I first met Helen McMurtrie and Greg Hanton in 2003 through London's Kea network. They were incredibly inspiring to me, living the dream by setting up a (then) home-based business called No Worries that allowed them to balance a new baby and working together as a couple.
McMurtrie and Hanton had lived in Canada for several years prior and had themselves been inspired by the frenetic start-up culture of North America.
Both were contracting through a limited company structure; faxing in time sheets, feeling overcharged by accountants. They thought there had to be a better way of managing their tax and bringing it online.
"Here we both were sitting in London paying a fortune for our accountant to not do anything and it seeded the idea," Hanton tells me. "The service we launched was the first online service at that point and went against what all our competitors, for example 1st Contact, were doing. Fees used to be charged on percentage of every invoice - something like 5 per cent of every invoice! We introduced a flat monthly fee."
Hanton, a chemical engineer, had always been interested in programming and followed dotcom developments with interest. McMurtrie, an arts graduate, worked on the technical side of the fishing industry, analysing stock and seabed mapping.

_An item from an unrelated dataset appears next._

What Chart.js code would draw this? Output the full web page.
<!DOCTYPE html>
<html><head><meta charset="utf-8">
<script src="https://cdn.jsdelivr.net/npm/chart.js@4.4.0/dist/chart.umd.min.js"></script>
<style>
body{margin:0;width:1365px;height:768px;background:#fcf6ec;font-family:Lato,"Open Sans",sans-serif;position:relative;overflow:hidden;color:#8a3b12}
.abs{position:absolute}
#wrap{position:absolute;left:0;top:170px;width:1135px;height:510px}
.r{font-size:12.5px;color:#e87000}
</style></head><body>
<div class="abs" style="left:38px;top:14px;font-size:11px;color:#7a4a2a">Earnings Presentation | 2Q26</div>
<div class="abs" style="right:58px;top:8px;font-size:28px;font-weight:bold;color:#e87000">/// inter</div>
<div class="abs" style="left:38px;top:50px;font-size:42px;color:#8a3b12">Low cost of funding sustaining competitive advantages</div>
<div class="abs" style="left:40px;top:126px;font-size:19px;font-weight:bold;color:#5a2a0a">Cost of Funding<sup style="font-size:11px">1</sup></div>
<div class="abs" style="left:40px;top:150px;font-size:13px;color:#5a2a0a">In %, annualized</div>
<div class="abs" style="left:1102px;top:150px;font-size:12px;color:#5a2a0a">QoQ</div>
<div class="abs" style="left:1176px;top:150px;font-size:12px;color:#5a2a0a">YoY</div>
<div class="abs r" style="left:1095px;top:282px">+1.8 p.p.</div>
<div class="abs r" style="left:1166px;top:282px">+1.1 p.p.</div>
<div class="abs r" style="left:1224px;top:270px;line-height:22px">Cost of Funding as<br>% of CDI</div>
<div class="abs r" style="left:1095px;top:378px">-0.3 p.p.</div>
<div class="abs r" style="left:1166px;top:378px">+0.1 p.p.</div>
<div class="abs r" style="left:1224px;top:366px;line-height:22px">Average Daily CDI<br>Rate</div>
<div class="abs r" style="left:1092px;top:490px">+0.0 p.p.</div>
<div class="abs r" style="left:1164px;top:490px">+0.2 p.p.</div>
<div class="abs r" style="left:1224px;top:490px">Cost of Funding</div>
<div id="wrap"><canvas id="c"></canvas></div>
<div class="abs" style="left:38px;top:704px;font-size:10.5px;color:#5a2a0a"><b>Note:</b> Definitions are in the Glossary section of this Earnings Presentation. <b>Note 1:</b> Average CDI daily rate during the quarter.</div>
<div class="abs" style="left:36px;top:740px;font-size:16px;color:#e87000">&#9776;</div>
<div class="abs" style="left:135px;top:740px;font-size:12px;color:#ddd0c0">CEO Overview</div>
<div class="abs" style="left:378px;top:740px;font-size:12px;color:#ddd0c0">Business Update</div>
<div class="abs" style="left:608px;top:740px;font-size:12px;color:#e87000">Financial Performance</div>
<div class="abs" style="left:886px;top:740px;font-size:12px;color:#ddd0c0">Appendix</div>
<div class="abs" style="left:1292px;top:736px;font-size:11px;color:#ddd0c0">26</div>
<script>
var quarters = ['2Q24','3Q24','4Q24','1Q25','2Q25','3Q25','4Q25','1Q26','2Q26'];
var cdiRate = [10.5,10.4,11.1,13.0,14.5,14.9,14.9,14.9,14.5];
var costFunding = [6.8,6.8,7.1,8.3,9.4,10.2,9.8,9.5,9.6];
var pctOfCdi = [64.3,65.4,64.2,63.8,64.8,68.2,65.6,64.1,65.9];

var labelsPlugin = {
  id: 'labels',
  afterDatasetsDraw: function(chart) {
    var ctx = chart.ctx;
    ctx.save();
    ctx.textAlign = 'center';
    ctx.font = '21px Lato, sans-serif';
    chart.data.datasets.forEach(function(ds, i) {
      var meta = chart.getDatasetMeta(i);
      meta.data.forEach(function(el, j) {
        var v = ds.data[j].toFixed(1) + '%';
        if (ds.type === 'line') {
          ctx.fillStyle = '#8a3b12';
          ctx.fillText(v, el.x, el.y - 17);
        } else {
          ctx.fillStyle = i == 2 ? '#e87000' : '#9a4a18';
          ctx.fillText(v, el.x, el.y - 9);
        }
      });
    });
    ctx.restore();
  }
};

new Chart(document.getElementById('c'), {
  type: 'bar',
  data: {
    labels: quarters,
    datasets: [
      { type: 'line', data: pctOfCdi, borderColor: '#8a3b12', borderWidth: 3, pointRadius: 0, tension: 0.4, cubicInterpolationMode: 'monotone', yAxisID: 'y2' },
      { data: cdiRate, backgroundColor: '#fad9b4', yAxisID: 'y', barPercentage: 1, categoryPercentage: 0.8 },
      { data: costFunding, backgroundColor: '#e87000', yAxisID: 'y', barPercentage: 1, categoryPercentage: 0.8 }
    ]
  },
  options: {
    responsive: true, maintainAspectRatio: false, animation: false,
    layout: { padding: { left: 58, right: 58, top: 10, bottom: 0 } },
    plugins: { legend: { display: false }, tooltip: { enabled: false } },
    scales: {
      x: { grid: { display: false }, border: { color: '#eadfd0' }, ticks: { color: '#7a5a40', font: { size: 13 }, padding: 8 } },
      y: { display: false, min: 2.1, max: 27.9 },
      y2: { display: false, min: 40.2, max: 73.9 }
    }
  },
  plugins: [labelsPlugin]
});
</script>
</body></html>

They decided to combine their talents and see if they could turn a tax frustration shared by many expat friends into a business.
"Within the circle we were working, the majority seemed to be Antipodeans," says McMurtrie. "Arriving in the UK, they had the same questions and challenges as us, things like getting National Insurance numbers, bank accounts. We were able to help that market because we understood what they needed and why. We knew for example, that they wanted to earn as much as they could in a few years so they could travel and take a bit of money home."
No Worries targeted contractors, with most working in IT, financial services, law and health. Around 80 per cent of clients are South Africans, Kiwis and Australians, the rest are Europeans. It's a niche market the business has resonated strongly with.
But it's a changing market and Hanton and McMurtrie have had to evolve the business every few years, creating the more buttoned-down Capital City Accountancy brand for English and European clients, then launching an umbrella brand late last year to address UK tax legislation change.
In 2011 the couple moved back to New Zealand with their three young children, a personal decision despite hesitations to leave their successful business on the other side of the world.
McMurtrie tells me being in New Zealand has actually helped them gain a strategic view and allow them to work "on" rather than "in" the business.
A London team of 12, including a managing director, maintain the daily running of the business.
"The lifestyle part of it has taken longer which is more our own fault than the businesses as it's hard letting go," says McMurtrie. "The good thing is Greg gets to walk the kids to school and join in on their activities. Because when he comes back, once they've gone to bed, our UK office hours are just starting and we can do a few more hours."
Merger and acquisition activity by private equity companies has seen changes in the competitive landscape, but Hanton and McMurtrie are not yet ready to exit the business. Instead, they're focusing on the next level of growth - targeting Kiwis preparing to go to the UK and building closer ties to recruitment firms with UK interests.